Idea Of The Day

The Life of Pauline

Who says late starters don’t finish first? Those of you who went to university but saw your youthful ambition to become an established writer with a big-time magazine evaporate by the time you reached 35 (but at 45 retain a vague dream of seeing an article of yours appear in the pages of The New Yorker) will take some comfort in the life of Pauline Kael, the great movie critic who died yesterday. Kael never finished her degree at Berkeley; she began to write movie reviews in her mid-30s, and was almost 50 when the then-editor of The New Yorker, the legendary William Shawn, published her for the first time. “I never made a living at this until I was in my 40’s,” she once said. While Kael may inspire you to finish that long article of yours, don’t ape her style. Many people tried, but she detested such endeavors: “[I]t’s like a succubus.
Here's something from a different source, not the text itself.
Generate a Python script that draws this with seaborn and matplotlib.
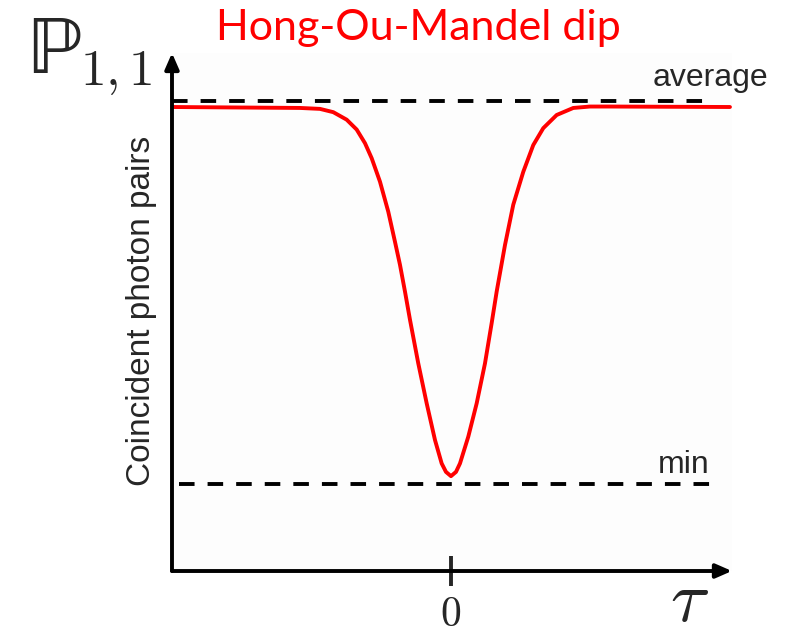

It’s awful to open something up hoping to read something and instead find your own thoughts being echoed.” You might also bear in mind that the life of the critic is not all glory, and that love can prove elusive. As Kael told the readers of Modern Maturity, a magazine published by the AARP: “I had trouble dating because I often disagreed about the quality of a movie. One boy was so upset at my laughing at Kentucky Moonshine, a Ritz Brothers movie, that we never went to another movie again. I also broke up with somebody after I wrote about West Side Story. It’s very difficult to disagree on a date.”